Trading Strategies Using Order Blocks
Once you’ve identified a potential Order Block, several trading strategies can be employed:
- Order Block Retest Strategy:* This is the most common approach. Wait for price to retest the Order Block zone. If the retest is respected (price bounces off the block in an uptrend or reverses at the block in a downtrend), it confirms the validity of the block. Enter a trade in the direction of the original impulse. Place your stop-loss just below the Order Block (for buying blocks) or above the Order Block (for selling blocks).

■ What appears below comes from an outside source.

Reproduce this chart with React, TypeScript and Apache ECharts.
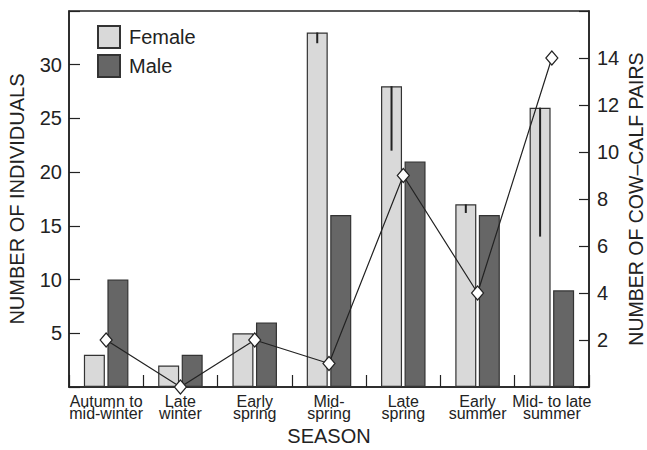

- Order Block Break Strategy:* Less common, but can be effective. If price aggressively breaks *through* the Order Block after a retest, it can signal a continuation of the original trend. Enter a trade in the direction of the break. This is a more aggressive strategy with a higher risk of failure.
- Mitigation Blocks:* These are Order Blocks that are broken but then revisited. The revisit often leads to a strong reaction as institutions “mitigate” their positions. These can be very powerful entry points.
- Fair Value Gaps (FVG) and Order Blocks:* FVG's often form within or near Order Blocks, adding another layer of confluence. Trading the retest of both the Order Block and the FVG can provide excellent risk-reward ratios. Fair Value Gap analysis is closely related to Order Block identification.
Risk Management and Considerations
- False Breaks:* Order Blocks are not foolproof. Price can sometimes briefly break through a block before reversing. Use proper stop-loss orders to protect your capital.
- Timeframe Dependency:* As mentioned earlier, higher timeframes are more reliable. Don’t solely rely on Order Blocks identified on lower timeframes.
- Market Context:* Consider the broader market context. Is the overall trend bullish or bearish? Order Blocks are more likely to be effective in the direction of the prevailing trend.
- Volume Analysis:* Pay attention to trading volume. Increased volume during the initial impulsive move and during the retest of the Order Block can confirm its validity. Volume Spread Analysis can be particularly helpful.
- Dynamic Support/Resistance:* Order Blocks aren’t static support or resistance levels. They can evolve over time as price action unfolds.
- Liquidity:* Consider areas of liquidity near the Order Block. Institutions often target liquidity to fill orders efficiently.
- Refinement with Institutional Order Flow concepts:* Combining Order Block identification with concepts like imbalance and market structure shifts can greatly improve accuracy.
Tools and Resources
- **TradingView:** A popular charting platform with tools for identifying Order Blocks.
- **ICT (Inner Circle Trader) Concepts:** A well-known resource for learning about smart money concepts, including Order Blocks.
- **Educational YouTube Channels:** Many channels offer tutorials on Order Block identification. Search for "Order Block Trading" on YouTube.
- **Backtesting Software:** Use backtesting software to test the effectiveness of your Order Block trading strategies.
- **Community Forums:** Engage with other traders in online forums to share ideas and learn from their experiences.
Conclusion
Order Block Identification is a powerful technique for understanding institutional trading behavior and potentially improving your trading results in the crypto futures market. While it requires practice and a solid understanding of price action, mastering this skill can give you a significant edge. Remember to combine Order Blocks with other technical analysis tools, practice proper risk management, and continuously refine your strategy based on market conditions. Further study of Market Structure and Price Action will also prove beneficial. Don’t be afraid to start small and gradually increase your position size as you gain confidence. Finally, remember that no trading strategy is guaranteed to be profitable, and responsible risk management is paramount.